The Battle of Zólyom (Zólyomi csata, Schlacht bei Altsohl, Bitka pri Zvolene) took place between the Kurucs and the army of Habsburg monarchy on 15 November 1703 at Zólyom in Kingdom of Hungary (now Zvolen, Slovakia). General Miklós Bercsényi defeated an Austrian army under Simon Forgách. Forgách went over to the Kuruc side in 1704.

== Prelude ==
On 15 June Francis II Rákóczi sparked off the war of independence against Emperor Leopold I. First, Rákóczi found little support in Hungary and also the nobility and peasants fought against the Kurucs. His army commander Miklós Bercsényi soon brought mercenaries from Poland, Moldavia and the Ruthenian (Western Ukrainian) regions. The Kuruc forces and his mercenaries (with the Slovak and Rusyn minorities) pushed forward towards the Austrian border. On 17 September Levice was captured by the Kurucs but the Austrian army recaptured it on 31 October.

== Opposing forces ==
László Ocskay brigadier joined Bercsényi after the capture of Levice. The Kuruc and Austrian army was mostly cavalry. The Kuruc forces have irregular Hungarian and Slovak horsemen, some regular horsemen, well-trained Polish and Ruthenian cavalry, some thousand veteran Hajduks from the Great Turkish War, French officiers and soldiers, and Moravian artillerymen with obsolete guns. Bercsényi's lieutenants were Sándor Károlyi and Ocskay.

The Austrian army was composed of two regiment infantry with muskets, some platoons of Serbian fusiliers from Vojvodina, Hungarian Royalists and Danish dragoons. Its commanders were also Hungarians: Forgách, Bottyán the Blind and Antal Esterházy (all later became Kuruc commanders).

In both camps there were disagreements between the commanders. Another Austrian army was in Bystrica under command of Leopold Schlick, who just celebrated his name day, and who had no plans to assist Forgáchs army.

== Battle ==
The Kuruc and Austrian army observed each other for a long time. The thirst tormented the troops, as there was little water available. Before the battle, Bottyán and Ocskay dueled, and both were injured. In the battle, the Kuruc forces repulsed the Austrians and their allies.

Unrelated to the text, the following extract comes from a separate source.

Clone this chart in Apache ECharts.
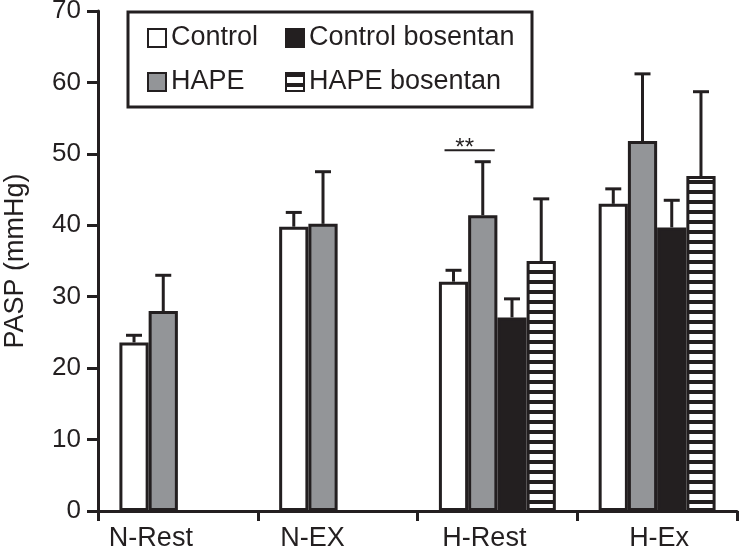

After the battle, the remaining Austrians took refuge in Zvolen castle. Bercsényi tried to starve them. During the night, most of the army tried to break out of the castle. But Ocskay attacked the Austrians and destroyed them. Very few soldiers reached the camp of Schlick in Bystrica.

== Aftermath ==
The wounded János Bottyán remained in the Zvolen castle for three weeks. On 7 December, the Austrians surrendered in exchange for a free passage. The Kurucs occupied the country between Levice and Zvolen, and in several following battles defeated the Austrian, Danish and Serbian forces.